> **GIVEN TASK**: Gather all lines in the entries that include the word "this".

> **DATA SUPPLIED**:

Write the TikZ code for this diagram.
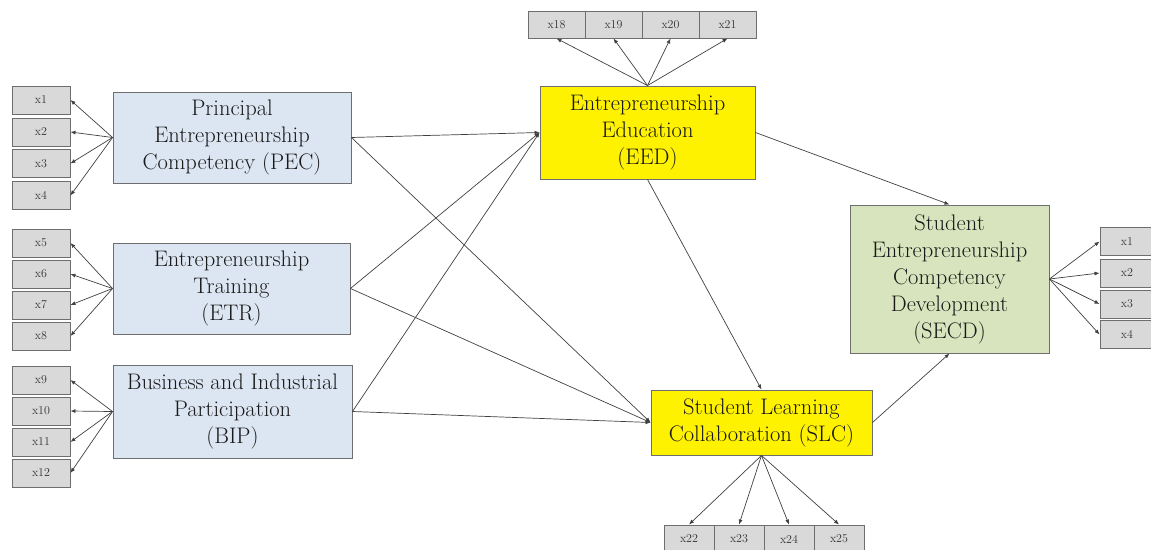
\documentclass[tikz,border=0pt]{standalone}
\usetikzlibrary{arrows.meta}
\definecolor{latblue}{RGB}{220,230,242}
\definecolor{latgreen}{RGB}{215,228,189}
\definecolor{indfill}{RGB}{217,217,217}
\definecolor{bordergray}{RGB}{110,110,110}
\begin{document}
\begin{tikzpicture}[x=1pt,y=-1pt,
  latent/.style={draw=bordergray, line width=0.9pt, align=center, inner sep=0pt,
    font=\fontsize{22.5}{27}\selectfont, text=black!90},
  ind/.style={draw=bordergray, line width=0.9pt, fill=indfill, inner sep=0pt,
    minimum width=58pt, minimum height=28pt, font=\fontsize{12}{14}\selectfont, text=black!80},
  arr/.style={-{Latex[length=5pt,width=4pt]}, draw=black!75, line width=0.7pt}]
\useasboundingbox (0,0) rectangle (1151,549);
% latent variables
\node[latent, fill=latblue, minimum width=238pt, minimum height=91pt] (PEC) at (232,137.5) {Principal\\Entrepreneurship\\Competency (PEC)};
\node[latent, fill=latblue, minimum width=237pt, minimum height=91pt] (ETR) at (231.5,288.5) {Entrepreneurship\\Training\\(ETR)};
\node[latent, fill=latblue, minimum width=239pt, minimum height=93pt] (BIP) at (232.5,411.5) {Business and Industrial\\Participation\\(BIP)};
\node[latent, fill=yellow, minimum width=215pt, minimum height=93pt] (EED) at (647.5,132.5) {Entrepreneurship\\Education\\(EED)};
\node[latent, fill=yellow, minimum width=221pt, minimum height=65pt] (SLC) at (761.5,422.5) {Student Learning\\Collaboration (SLC)};
\node[latent, fill=latgreen, minimum width=199pt, minimum height=148pt] (SECD) at (949.5,279) {Student\\Entrepreneurship\\Competency\\Development\\(SECD)};
% left indicators
\node[ind] (x1) at (41,100) {x1};
\node[ind] (x2) at (41,132) {x2};
\node[ind] (x3) at (41,163.5) {x3};
\node[ind] (x4) at (41,195.5) {x4};
\node[ind] (x5) at (41,243) {x5};
\node[ind] (x6) at (41,274) {x6};
\node[ind] (x7) at (41,305) {x7};
\node[ind] (x8) at (41,336) {x8};
\node[ind] (x9) at (41,380) {x9};
\node[ind] (x10) at (41,411) {x10};
\node[ind] (x11) at (41,442) {x11};
\node[ind] (x12) at (41,473) {x12};
% top indicators
\node[ind, minimum width=57pt, minimum height=27pt] (x18) at (556.5,24.5) {x18};
\node[ind, minimum width=57pt, minimum height=27pt] (x19) at (613.5,24.5) {x19};
\node[ind, minimum width=57pt, minimum height=27pt] (x20) at (670.5,24.5) {x20};
\node[ind, minimum width=57pt, minimum height=27pt] (x21) at (727.5,24.5) {x21};
% bottom indicators
\node[ind, minimum width=50pt, minimum height=28pt] (x22) at (689,539) {x22};
\node[ind, minimum width=50pt, minimum height=28pt] (x23) at (739,539) {x23};
\node[ind, minimum width=50pt, minimum height=28pt] (x24) at (789,539) {x24};
\node[ind, minimum width=50pt, minimum height=28pt] (x25) at (839,539) {x25};
% right indicators
\node[ind, minimum width=54pt] (r1) at (1127,241.5) {x1};
\node[ind, minimum width=54pt] (r2) at (1127,273) {x2};
\node[ind, minimum width=54pt] (r3) at (1127,304) {x3};
\node[ind, minimum width=54pt] (r4) at (1127,334.5) {x4};
% measurement arrows
\foreach \i in {x1,x2,x3,x4} \draw[arr] (PEC.west) -- (\i.east);
\foreach \i in {x5,x6,x7,x8} \draw[arr] (ETR.west) -- (\i.east);
\foreach \i in {x9,x10,x11,x12} \draw[arr] (BIP.west) -- (\i.east);
\foreach \i in {x18,x19,x20,x21} \draw[arr] (EED.north) -- (\i.south);
\foreach \i in {x22,x23,x24,x25} \draw[arr] (SLC.south) -- (\i.north);
\foreach \i in {r1,r2,r3,r4} \draw[arr] (SECD.east) -- (\i.west);
% structural arrows
\foreach \s in {PEC,ETR,BIP} {
  \draw[arr] (\s.east) -- (EED.west);
  \draw[arr] (\s.east) -- (SLC.west);
}
\draw[arr] (EED.east) -- (SECD.north);
\draw[arr] (EED.south) -- (SLC.north);
\draw[arr] (SLC.east) -- (SECD.south);
\end{tikzpicture}
\end{document}
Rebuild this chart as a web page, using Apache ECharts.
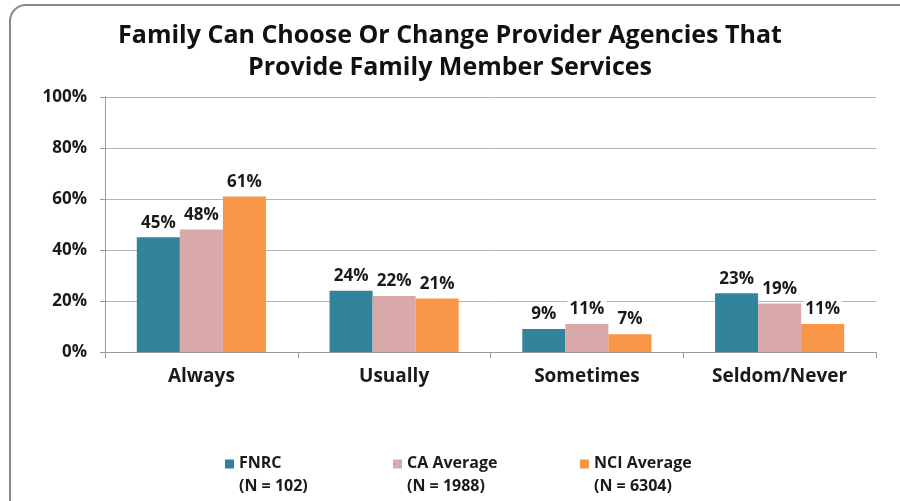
<!DOCTYPE html>
<html>
<head>
<meta charset="utf-8">
<script src="https://cdn.jsdelivr.net/npm/echarts@6/dist/echarts.min.js"></script>
<style>
  html, body { margin: 0; padding: 0; background: #fff; }
  #chart { width: 900px; height: 501px; }
</style>
</head>
<body>
<div id="chart"></div>
<script>
// Response categories and percentages for each group
const categories = ['Always', 'Usually', 'Sometimes', 'Seldom/Never'];
const fnrc = [45, 24, 9, 23];
const caAverage = [48, 22, 11, 19];
const nciAverage = [61, 21, 7, 11];
const seriesNames = ['FNRC', 'CA Average', 'NCI Average'];
const sampleSizes = ['(N = 102)', '(N = 1988)', '(N = 6304)'];
const yTicks = [0, 20, 40, 60, 80, 100];

const colors = ['#31849B', '#D9A9AA', '#F79646'];
const legendLefts = [225, 393, 580];
const FONT = '"Open Sans", Lato, sans-serif';

const chart = echarts.init(document.getElementById('chart'), null, { renderer: 'canvas' });

const labelStyle = {
  show: true,
  position: 'top',
  distance: 6,
  formatter: p => p.value + '%',
  fontFamily: FONT,
  fontWeight: 'bold',
  fontSize: 17,
  color: '#1a1a1a',
  backgroundColor: '#fff',
  padding: [1, 2, 0, 2]
};

const seriesData = [fnrc, caAverage, nciAverage];

// one legend block per group so each sits at its own spot
const legends = seriesNames.map((name, i) => ({
  data: [name],
  left: legendLefts[i],
  bottom: 3,
  padding: 0,
  itemWidth: 9,
  itemHeight: 31,
  // square swatch aligned with the first text line
  icon: 'path://M0,0L9,0L9,9L0,9Z M0,31L0.001,31',
  formatter: n => n + '\n' + sampleSizes[seriesNames.indexOf(n)],
  textStyle: {
    fontFamily: FONT,
    fontWeight: 'bold',
    fontSize: 16,
    lineHeight: 23,
    color: '#1a1a1a'
  }
}));

chart.setOption({
  animation: false,
  color: colors,
  title: {
    text: 'Family Can Choose Or Change Provider Agencies That\nProvide Family Member Services',
    left: 'center',
    top: 15,
    textStyle: {
      fontFamily: FONT,
      fontWeight: 'bold',
      fontSize: 25,
      lineHeight: 32,
      color: '#111'
    }
  },
  graphic: [{
    type: 'rect',
    shape: { x: 10, y: 5, width: 905, height: 510, r: 16 },
    style: { fill: 'none', stroke: '#8a8a8a', lineWidth: 2 },
    z: -1,
    silent: true
  }],
  legend: legends,
  grid: { left: 105, right: 24, top: 97, bottom: 149 },
  xAxis: {
    type: 'category',
    data: categories,
    axisLine: { show: true, lineStyle: { color: '#9a9a9a', width: 1 } },
    axisTick: { show: true, length: 6, lineStyle: { color: '#9a9a9a' } },
    axisLabel: {
      margin: 15,
      fontFamily: FONT,
      fontWeight: 'bold',
      fontSize: 19,
      color: '#1a1a1a'
    }
  },
  yAxis: {
    type: 'value',
    min: 0,
    max: 100,
    interval: 20,
    axisLine: { show: true, lineStyle: { color: '#9a9a9a', width: 1 } },
    axisTick: { show: true, inside: false, length: 5, lineStyle: { color: '#9a9a9a' } },
    splitLine: { show: true, lineStyle: { color: '#b4b4b4', width: 1 } },
    axisLabel: {
      margin: 18,
      fontFamily: FONT,
      fontWeight: 'bold',
      fontSize: 17,
      color: '#1a1a1a',
      formatter: v => (yTicks.includes(v) ? v + '%' : '')
    }
  },
  series: seriesNames.map((name, i) => ({
    name: name,
    type: 'bar',
    data: seriesData[i],
    barGap: '0%',
    barCategoryGap: '33%',
    itemStyle: { color: colors[i] },
    label: labelStyle
  }))
});
</script>
</body>
</html>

> **COMPLETE OUTPUT**:
Write the TikZ code for this diagram.
Rebuild this chart as a web page, using Apache ECharts.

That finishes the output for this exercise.